>>>

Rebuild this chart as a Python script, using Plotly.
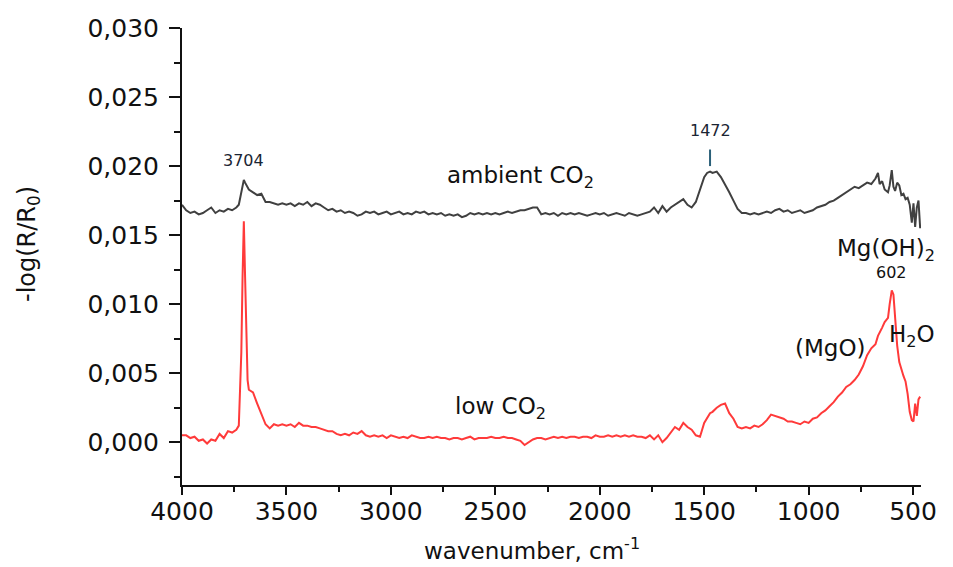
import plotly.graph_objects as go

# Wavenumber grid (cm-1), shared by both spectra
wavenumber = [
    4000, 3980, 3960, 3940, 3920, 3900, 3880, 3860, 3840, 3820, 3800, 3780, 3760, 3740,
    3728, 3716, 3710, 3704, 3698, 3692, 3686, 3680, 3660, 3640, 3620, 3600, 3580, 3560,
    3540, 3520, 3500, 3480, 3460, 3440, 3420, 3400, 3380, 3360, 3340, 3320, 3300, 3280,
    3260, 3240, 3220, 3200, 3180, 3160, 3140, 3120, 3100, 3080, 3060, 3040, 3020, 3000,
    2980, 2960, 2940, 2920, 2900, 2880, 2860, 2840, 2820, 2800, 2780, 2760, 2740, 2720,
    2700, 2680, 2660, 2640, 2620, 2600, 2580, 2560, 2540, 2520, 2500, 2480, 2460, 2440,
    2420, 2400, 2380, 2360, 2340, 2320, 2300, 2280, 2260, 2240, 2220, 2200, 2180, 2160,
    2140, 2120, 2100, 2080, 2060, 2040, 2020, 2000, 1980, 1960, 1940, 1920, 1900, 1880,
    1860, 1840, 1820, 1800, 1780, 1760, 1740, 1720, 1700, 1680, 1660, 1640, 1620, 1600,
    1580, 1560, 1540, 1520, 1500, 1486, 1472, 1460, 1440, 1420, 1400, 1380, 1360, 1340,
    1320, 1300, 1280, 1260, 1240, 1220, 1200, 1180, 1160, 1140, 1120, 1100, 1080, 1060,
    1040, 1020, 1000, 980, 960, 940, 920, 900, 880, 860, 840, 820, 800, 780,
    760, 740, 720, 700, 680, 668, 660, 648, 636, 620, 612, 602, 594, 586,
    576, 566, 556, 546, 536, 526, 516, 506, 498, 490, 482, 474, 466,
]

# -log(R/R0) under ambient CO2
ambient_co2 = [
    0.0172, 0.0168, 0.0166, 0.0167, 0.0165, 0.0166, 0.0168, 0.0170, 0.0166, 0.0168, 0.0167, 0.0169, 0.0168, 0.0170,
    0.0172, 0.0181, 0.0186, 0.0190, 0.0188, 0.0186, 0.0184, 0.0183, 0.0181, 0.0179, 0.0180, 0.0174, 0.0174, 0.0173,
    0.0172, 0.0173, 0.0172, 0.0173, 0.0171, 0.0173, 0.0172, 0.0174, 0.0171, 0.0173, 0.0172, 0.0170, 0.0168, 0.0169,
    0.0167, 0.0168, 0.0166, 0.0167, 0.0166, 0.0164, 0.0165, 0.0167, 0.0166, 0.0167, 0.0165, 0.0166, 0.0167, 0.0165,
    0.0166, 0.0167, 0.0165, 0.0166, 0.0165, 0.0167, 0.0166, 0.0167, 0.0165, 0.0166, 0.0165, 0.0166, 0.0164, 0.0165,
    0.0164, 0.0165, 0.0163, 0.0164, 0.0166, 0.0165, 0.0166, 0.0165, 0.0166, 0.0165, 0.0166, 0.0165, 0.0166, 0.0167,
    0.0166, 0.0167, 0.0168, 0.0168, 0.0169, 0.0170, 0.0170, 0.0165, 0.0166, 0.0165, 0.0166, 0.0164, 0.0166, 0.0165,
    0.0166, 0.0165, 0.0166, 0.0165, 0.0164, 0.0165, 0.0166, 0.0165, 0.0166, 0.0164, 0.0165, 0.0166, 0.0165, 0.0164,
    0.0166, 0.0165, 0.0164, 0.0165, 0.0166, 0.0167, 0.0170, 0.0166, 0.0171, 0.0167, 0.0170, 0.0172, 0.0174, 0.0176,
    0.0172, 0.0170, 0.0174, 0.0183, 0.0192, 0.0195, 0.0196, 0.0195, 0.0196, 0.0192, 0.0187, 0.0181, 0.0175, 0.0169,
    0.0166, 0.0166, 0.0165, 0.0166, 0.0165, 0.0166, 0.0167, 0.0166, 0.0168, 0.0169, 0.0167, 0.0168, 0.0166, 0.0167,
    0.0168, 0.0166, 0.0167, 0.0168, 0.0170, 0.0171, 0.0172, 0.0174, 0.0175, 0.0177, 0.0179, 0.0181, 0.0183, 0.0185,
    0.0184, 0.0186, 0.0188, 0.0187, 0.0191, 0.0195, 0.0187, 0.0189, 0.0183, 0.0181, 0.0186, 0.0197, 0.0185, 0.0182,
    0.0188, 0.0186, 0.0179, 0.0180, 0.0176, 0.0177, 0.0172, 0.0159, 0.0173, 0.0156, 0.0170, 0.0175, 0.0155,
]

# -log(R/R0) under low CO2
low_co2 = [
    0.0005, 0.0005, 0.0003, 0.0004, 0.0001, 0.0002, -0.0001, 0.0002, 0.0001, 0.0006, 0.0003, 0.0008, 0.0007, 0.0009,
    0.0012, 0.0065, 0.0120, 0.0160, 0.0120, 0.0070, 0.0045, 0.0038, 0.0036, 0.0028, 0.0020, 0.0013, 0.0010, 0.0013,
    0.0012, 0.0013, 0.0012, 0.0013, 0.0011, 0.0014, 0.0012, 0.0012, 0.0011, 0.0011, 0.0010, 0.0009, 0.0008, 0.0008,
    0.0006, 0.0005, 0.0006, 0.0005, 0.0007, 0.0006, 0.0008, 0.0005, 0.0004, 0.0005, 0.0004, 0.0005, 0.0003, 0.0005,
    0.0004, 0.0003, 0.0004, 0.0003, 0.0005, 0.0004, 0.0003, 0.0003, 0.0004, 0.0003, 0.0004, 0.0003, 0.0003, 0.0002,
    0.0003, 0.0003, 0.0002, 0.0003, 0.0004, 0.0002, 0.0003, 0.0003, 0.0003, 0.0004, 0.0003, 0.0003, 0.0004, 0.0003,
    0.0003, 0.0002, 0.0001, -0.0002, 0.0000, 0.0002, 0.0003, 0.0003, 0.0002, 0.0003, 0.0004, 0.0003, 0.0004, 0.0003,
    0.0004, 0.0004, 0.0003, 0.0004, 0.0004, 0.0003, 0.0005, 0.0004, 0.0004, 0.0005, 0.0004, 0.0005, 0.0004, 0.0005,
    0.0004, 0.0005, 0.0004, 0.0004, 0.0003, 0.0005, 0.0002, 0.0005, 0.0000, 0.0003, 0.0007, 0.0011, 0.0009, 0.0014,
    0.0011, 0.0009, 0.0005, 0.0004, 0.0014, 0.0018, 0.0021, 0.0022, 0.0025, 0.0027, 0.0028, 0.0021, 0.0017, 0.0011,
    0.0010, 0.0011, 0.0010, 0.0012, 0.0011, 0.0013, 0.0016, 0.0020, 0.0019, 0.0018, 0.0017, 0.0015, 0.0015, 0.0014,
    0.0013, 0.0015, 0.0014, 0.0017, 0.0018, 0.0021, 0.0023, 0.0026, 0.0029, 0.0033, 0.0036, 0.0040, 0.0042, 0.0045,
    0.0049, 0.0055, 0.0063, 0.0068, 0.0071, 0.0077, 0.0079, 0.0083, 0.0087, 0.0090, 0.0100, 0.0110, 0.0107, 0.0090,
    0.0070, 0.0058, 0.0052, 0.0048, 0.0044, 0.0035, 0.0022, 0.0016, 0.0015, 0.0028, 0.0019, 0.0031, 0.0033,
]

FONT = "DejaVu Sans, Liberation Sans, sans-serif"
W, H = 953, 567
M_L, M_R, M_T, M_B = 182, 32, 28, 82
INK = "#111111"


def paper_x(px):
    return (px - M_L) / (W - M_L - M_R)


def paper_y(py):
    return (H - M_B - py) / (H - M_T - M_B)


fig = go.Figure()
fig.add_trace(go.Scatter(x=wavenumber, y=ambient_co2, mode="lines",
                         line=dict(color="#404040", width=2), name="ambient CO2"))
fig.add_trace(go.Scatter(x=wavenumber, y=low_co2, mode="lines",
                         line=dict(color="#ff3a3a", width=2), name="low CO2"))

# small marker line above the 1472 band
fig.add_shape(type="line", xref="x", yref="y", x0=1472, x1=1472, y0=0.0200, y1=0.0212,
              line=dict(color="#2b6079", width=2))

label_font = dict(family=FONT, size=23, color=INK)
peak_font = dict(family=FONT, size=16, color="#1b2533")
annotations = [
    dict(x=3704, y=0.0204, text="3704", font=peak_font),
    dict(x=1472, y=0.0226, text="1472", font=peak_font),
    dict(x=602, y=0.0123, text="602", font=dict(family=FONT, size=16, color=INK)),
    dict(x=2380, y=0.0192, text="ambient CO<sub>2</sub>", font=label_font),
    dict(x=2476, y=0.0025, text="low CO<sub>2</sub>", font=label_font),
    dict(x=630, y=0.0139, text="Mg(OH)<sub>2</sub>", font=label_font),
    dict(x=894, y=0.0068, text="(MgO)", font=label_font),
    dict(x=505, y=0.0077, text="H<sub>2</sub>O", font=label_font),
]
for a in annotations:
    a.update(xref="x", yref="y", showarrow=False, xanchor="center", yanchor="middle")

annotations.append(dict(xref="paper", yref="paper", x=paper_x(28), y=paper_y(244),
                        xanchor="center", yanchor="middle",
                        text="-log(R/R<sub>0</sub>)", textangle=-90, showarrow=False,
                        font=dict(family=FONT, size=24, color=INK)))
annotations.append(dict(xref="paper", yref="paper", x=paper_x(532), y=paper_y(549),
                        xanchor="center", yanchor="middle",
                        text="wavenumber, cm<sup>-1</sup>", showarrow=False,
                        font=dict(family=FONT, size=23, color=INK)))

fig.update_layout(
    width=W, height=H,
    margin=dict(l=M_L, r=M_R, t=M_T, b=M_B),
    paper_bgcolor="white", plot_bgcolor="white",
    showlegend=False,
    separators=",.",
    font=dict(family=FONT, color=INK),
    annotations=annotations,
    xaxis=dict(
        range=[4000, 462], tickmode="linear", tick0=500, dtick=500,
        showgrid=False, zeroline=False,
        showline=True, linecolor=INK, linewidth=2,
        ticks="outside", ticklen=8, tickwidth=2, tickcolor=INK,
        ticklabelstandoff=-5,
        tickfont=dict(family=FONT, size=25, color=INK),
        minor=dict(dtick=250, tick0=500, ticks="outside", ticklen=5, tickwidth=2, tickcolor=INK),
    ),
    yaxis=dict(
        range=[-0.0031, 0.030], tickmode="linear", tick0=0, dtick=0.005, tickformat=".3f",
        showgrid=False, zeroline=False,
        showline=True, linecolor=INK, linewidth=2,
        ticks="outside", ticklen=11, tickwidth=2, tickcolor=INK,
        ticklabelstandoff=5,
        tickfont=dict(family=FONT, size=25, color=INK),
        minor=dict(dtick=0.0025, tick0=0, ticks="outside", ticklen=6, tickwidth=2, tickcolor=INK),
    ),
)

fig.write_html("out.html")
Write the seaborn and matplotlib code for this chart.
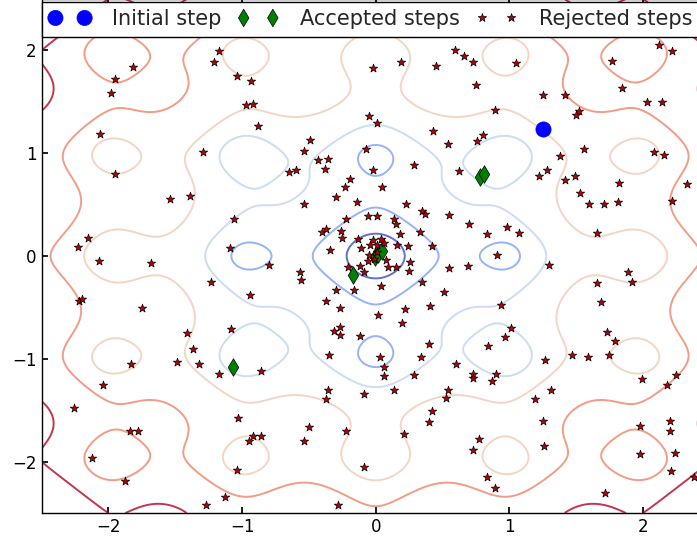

<<<

**What this task involves:** Pull every line containing "chart" from the material above.

**Finished exercise:**
Rebuild this chart as a Python script, using Plotly.
Write the seaborn and matplotlib code for this chart.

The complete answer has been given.